William Carney, African American Hero In The American Civil War

William Carney was born a slave in Norfolk, Virginia in 1840. His father, William Sr, escaped North via the Underground Railroad and after working hard, was able to buy freedom for the rest of his family. They settled in Massachusetts where young William learned to read and write, planning to become a minister.
   However, in 1863, 23 year old William Carney joined the 54th Massachusetts Black Regiment. He was now a soldier in the American Civil War.
   In July of that year, the 54th had joined other Union forces outside Charleston, South Carolina to take part in the assault on Fort Wagner, one of the installations guarding Charleston Harbor.
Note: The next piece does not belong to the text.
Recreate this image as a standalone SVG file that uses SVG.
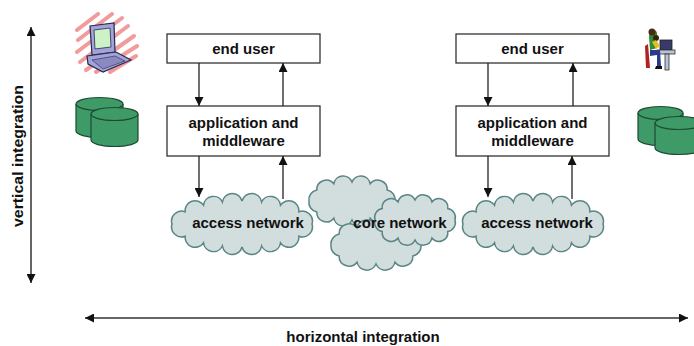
<svg xmlns="http://www.w3.org/2000/svg" width="694" height="346" viewBox="0 0 694 346">
  <style>
    .box { fill: #ffffff; stroke: #333333; stroke-width: 1.3; }
    .lbl { font-family: "Liberation Sans", Arial, sans-serif; font-weight: bold; font-size: 15px; fill: #111111; text-anchor: middle; }
    .cloud { fill: #d2dddd; stroke: #5a8585; stroke-width: 1.5; }
    .link { stroke: #222222; stroke-width: 1.3; fill: none; marker-end: url(#tip); }
    .axis { stroke: #333333; stroke-width: 1.5; fill: none; marker-start: url(#tipS); marker-end: url(#tip); }
    .db { fill: #3e9a66; stroke: #1d4a32; stroke-width: 1.2; }
  </style>
  <defs>
    <marker id="tip" viewBox="0 0 10 10" refX="10" refY="5" markerWidth="9" markerHeight="9" markerUnits="userSpaceOnUse" orient="auto">
      <path d="M0,0 L10,5 L0,10 Z" fill="#111111"/>
    </marker>
    <marker id="tipS" viewBox="0 0 10 10" refX="0" refY="5" markerWidth="9" markerHeight="9" markerUnits="userSpaceOnUse" orient="auto">
      <path d="M10,0 L0,5 L10,10 Z" fill="#111111"/>
    </marker>
  </defs>

  <rect width="694" height="346" fill="#ffffff"/>

  <!-- integration axes -->
  <g id="axes">
    <line class="axis" x1="31" y1="27" x2="31" y2="283"/>
    <text class="lbl" style="font-size:14px" transform="translate(23,156) rotate(-90)" textLength="142" lengthAdjust="spacingAndGlyphs">vertical integration</text>
    <line class="axis" x1="85" y1="318" x2="688" y2="318"/>
    <text class="lbl" x="363" y="342">horizontal integration</text>
  </g>

  <!-- networks -->
  <g id="access-left">
    <path class="cloud" d="M312,224 A10,10 0 0 1 298.8,236.2 A10,10 0 0 1 280.5,242.8 A10,10 0 0 1 261.6,246 A10,10 0 0 1 242,247 A10,10 0 0 1 222.4,246 A10,10 0 0 1 203.5,242.8 A10,10 0 0 1 185.2,236.2 A10,10 0 0 1 172,224 A10,10 0 0 1 185.2,211.8 A10,10 0 0 1 203.5,205.2 A10,10 0 0 1 222.4,202 A10,10 0 0 1 242,201 A10,10 0 0 1 261.6,202 A10,10 0 0 1 280.5,205.2 A10,10 0 0 1 298.8,211.8 A10,10 0 0 1 312,224 Z"/>
    <text class="lbl" x="248" y="228">access network</text>
  </g>
  <g id="core">
    <path class="cloud" d="M395,201 A9.5,9.5 0 0 1 387.2,211.9 A9.5,9.5 0 0 1 370.2,218.2 A9.5,9.5 0 0 1 352,220 A9.5,9.5 0 0 1 333.8,218.2 A9.5,9.5 0 0 1 316.8,211.9 A9.5,9.5 0 0 1 309,201 A9.5,9.5 0 0 1 316.8,190.1 A9.5,9.5 0 0 1 333.8,183.8 A9.5,9.5 0 0 1 352,182 A9.5,9.5 0 0 1 370.2,183.8 A9.5,9.5 0 0 1 387.2,190.1 A9.5,9.5 0 0 1 395,201 Z"/>
    <path class="cloud" d="M421,245 A10,10 0 0 1 412.9,255.9 A10,10 0 0 1 395,262.2 A10,10 0 0 1 376,264 A10,10 0 0 1 357,262.2 A10,10 0 0 1 339.1,255.9 A10,10 0 0 1 331,245 A10,10 0 0 1 339.1,234.1 A10,10 0 0 1 357,227.8 A10,10 0 0 1 376,226 A10,10 0 0 1 395,227.8 A10,10 0 0 1 412.9,234.1 A10,10 0 0 1 421,245 Z"/>
    <path class="cloud" d="M455,220 A9,9 0 0 1 447.8,231.5 A9,9 0 0 1 431.9,238.1 A9,9 0 0 1 415,240 A9,9 0 0 1 398.1,238.1 A9,9 0 0 1 382.2,231.5 A9,9 0 0 1 375,220 A9,9 0 0 1 382.2,208.5 A9,9 0 0 1 398.1,201.9 A9,9 0 0 1 415,200 A9,9 0 0 1 431.9,201.9 A9,9 0 0 1 447.8,208.5 A9,9 0 0 1 455,220 Z"/>
    <text class="lbl" x="400" y="228">core network</text>
  </g>
  <g id="access-right">
    <path class="cloud" d="M603,224 A10,10 0 0 1 589.8,236.2 A10,10 0 0 1 571.5,242.8 A10,10 0 0 1 552.6,246 A10,10 0 0 1 533,247 A10,10 0 0 1 513.4,246 A10,10 0 0 1 494.5,242.8 A10,10 0 0 1 476.2,236.2 A10,10 0 0 1 463,224 A10,10 0 0 1 476.2,211.8 A10,10 0 0 1 494.5,205.2 A10,10 0 0 1 513.4,202 A10,10 0 0 1 533,201 A10,10 0 0 1 552.6,202 A10,10 0 0 1 571.5,205.2 A10,10 0 0 1 589.8,211.8 A10,10 0 0 1 603,224 Z"/>
    <text class="lbl" x="537" y="228">access network</text>
  </g>

  <!-- layer boxes -->
  <g id="user-left">
    <rect class="box" x="167" y="34" width="153" height="29"/>
    <text class="lbl" x="243.5" y="54">end user</text>
  </g>
  <g id="app-left">
    <rect class="box" x="167" y="106" width="153" height="50"/>
    <text class="lbl" x="243.5" y="128">application and</text>
    <text class="lbl" x="243.5" y="146">middleware</text>
  </g>
  <g id="user-right">
    <rect class="box" x="456" y="34" width="153" height="29"/>
    <text class="lbl" x="532.5" y="54">end user</text>
  </g>
  <g id="app-right">
    <rect class="box" x="456" y="106" width="153" height="50"/>
    <text class="lbl" x="532.5" y="128">application and</text>
    <text class="lbl" x="532.5" y="146">middleware</text>
  </g>

  <!-- connectors -->
  <g id="connectors">
    <line class="link" x1="199" y1="63" x2="199" y2="106"/>
    <line class="link" x1="283" y1="106" x2="283" y2="63"/>
    <line class="link" x1="199" y1="156" x2="199" y2="197"/>
    <line class="link" x1="283" y1="199" x2="283" y2="156"/>
    <line class="link" x1="488" y1="63" x2="488" y2="106"/>
    <line class="link" x1="573" y1="106" x2="573" y2="63"/>
    <line class="link" x1="488" y1="156" x2="488" y2="197"/>
    <line class="link" x1="572" y1="199" x2="572" y2="156"/>
  </g>

  <!-- laptop -->
  <g id="laptop">
    <g stroke="#f08a8a" stroke-width="4" stroke-linecap="round" opacity="0.85" fill="none">
      <path d="M78,40 L112,14"/>
      <path d="M77,52 L122,18"/>
      <path d="M80,62 L128,26"/>
      <path d="M86,70 L134,36"/>
      <path d="M96,72 L137,46"/>
      <path d="M110,72 L136,56"/>
      <path d="M77,30 L98,14"/>
    </g>
    <path d="M90,26 L114,23 L115,52 L92,55 Z" fill="#a3a3dc" stroke="#2a2a4a" stroke-width="1.2"/>
    <path d="M94,30 L110,28 L111,47 L95,49 Z" fill="#ccf2c8" stroke="#2a2a4a" stroke-width="0.8"/>
    <path d="M87,56 L116,52 L131,60 L103,72 L88,64 Z" fill="#a3a3dc" stroke="#2a2a4a" stroke-width="1.2"/>
    <path d="M92,60 L115,56 L125,61 L103,69 Z" fill="#8a8ac0" stroke="#2a2a4a" stroke-width="0.6"/>
  </g>

  <!-- storage, left -->
  <g id="storage-left">
    <path class="db" d="M76,104 L76,131 A23.5,6.5 0 0 0 123,131 L123,104"/>
    <ellipse class="db" cx="99.5" cy="104" rx="23.5" ry="6.5"/>
    <path class="db" d="M91,114 L91,140 A23.5,6.5 0 0 0 138,140 L138,114"/>
    <ellipse class="db" cx="114.5" cy="114" rx="23.5" ry="6.5"/>
  </g>

  <!-- person at workstation -->
  <g id="workstation">
    <rect x="660" y="40" width="12" height="10" fill="#3a3a6a" stroke="#222" stroke-width="0.8"/>
    <rect x="657" y="50" width="18" height="4" fill="#b8c4d8" stroke="#333" stroke-width="0.8"/>
    <rect x="665" y="54" width="4" height="16" fill="#b8c4d8" stroke="#333" stroke-width="0.8"/>
    <path d="M645,46 L648,44 L650,68 L646,68 Z" fill="#b22222"/>
    <path d="M649,36 C650,30 656,28 657,33 L657,48 L650,50 Z" fill="#2f8a3a"/>
    <circle cx="652" cy="32" r="3.5" fill="#4a2a10"/>
    <circle cx="656" cy="38" r="3" fill="#3a2008"/>
    <path d="M650,50 L660,50 L661,66 L657,66 L657,55 L650,56 Z" fill="#2a3a8a"/>
    <path d="M652,42 L656,40 L660,46 L656,49 Z" fill="#e0c020"/>
    <path d="M656,66 L662,66 L662,69 L655,69 Z" fill="#111"/>
  </g>

  <!-- storage, right -->
  <g id="storage-right">
    <path class="db" d="M638,113 L638,139 A22.5,6.5 0 0 0 683,139 L683,113"/>
    <ellipse class="db" cx="660.5" cy="113" rx="22.5" ry="6.5"/>
    <path class="db" d="M655,123 L655,148 A24,6.5 0 0 0 703,148 L703,123"/>
    <ellipse class="db" cx="679" cy="123" rx="24" ry="6.5"/>
  </g>
</svg>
   On the 18th, the 54th was taking cover behind sand dunes about 1000 yards from the fort. When nightfall arrived, orders came through. The 54th was leading the attack on Fort Wagner.
   After dressing their lines, the regiment advanced across open ground under withering cannon and musket fire. Seeing the color bearer start to fall, Carney quickly dropped his gun and grabbed the flag moving to the front of the regiment. He and the 54th continued forward through a storm of bullets and artillery fire. Soldiers fell with terrible wounds but the regiment kept going with Carney at the front holding the American flag aloft.
   He crossed a ditch and clambered up the fort’s earthen wall. When Carney arrived at the top and looked around, he found himself surrounded by dead and wounded members of his regiment.  He was the only one left standing.
   Seeing Confederate forces moving in on him, Carney worked his way back down the wall through the carnage and made it to the ditch that was now waist deep in water. Crouched down, he thought about his next course of action. As he rose up to get a look around, William Carney was shot. A second bullet struck him shortly after. While Carney was painfully pushing his way towards friendly lines, he spotted a soldier from the 100th New York. The man asked if he was wounded. As Carney responded, a third bullet grazed his arm. The soldier helped him and offered to take the flag, but Carney would not relinquish it. The two men, one black and one white, struggled together back to Union lines during which a fourth bullet grazed Carney’s head.
   When they made it back, he refused to give up the flag to anyone except another member of his regiment. Once they reached survivors of the 54th, Carney said, “Boys, the old flag never touched the ground.”
   In 1900, William Carney was awarded The Medal of Honor.